I got a year older a few days ago, and I don’t really know if I indeed am changing, or just becoming more of who I really am. To be honest, I’m becoming more conflicted with my relationships with other people than otherwise. I used to be clear about who I want to be with and who I trust. I cherish everyone who tolerates my noise and quirkiness.

But now I feel like I don’t know anyone anymore.

I’m having a good time with interesting and fascinating strangers. Not occasionally, but on a regular basis.

Nothing can be more twisted than that, I reckon. I was happy––too happy. It’s a foreign thing to me. It’s not normal.

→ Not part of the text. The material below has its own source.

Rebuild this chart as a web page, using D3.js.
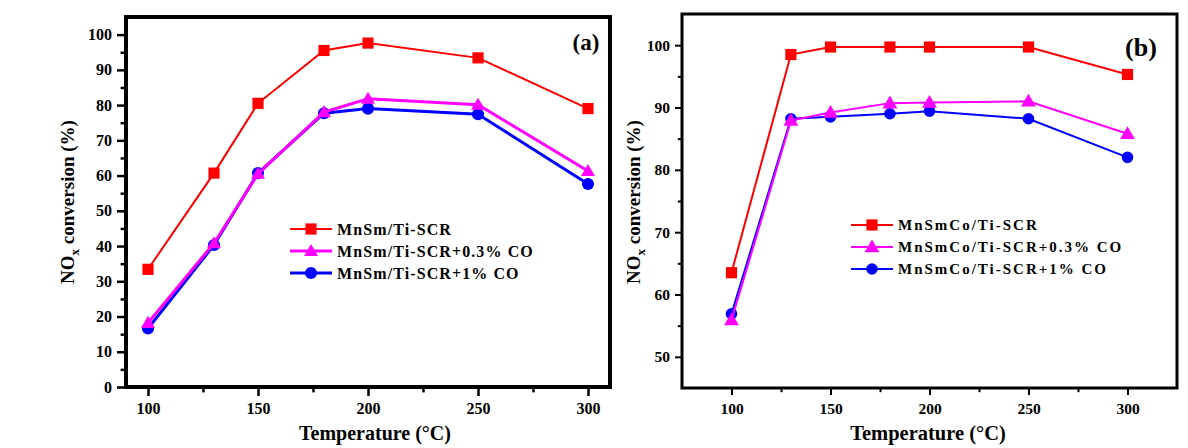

I always knew that this aversion, reluctance, and confusion stem from my constant fear of happiness. I’ve long thought about it. I was programmed to turn this feeling into some twisted thing or phobia. I’ve had my fair share of disasters following euphoric events—I’m always afraid that every time I get happy, the next day pays for it. Happiness it seemed always had a price. They only let you be this happy if they’re preparing to take something from you.

I know this fear has ruined and is ruining every genuine opportunity to savour these rare times, but I can’t blame myself. This world is cruel.

Am I happy? Yeah, for a little while. For many little whiles.

And I’m not sad.
I’m okay.

And I’m sorry. I’m sorry. I’m sorry. I’m sorry. I’m sorry.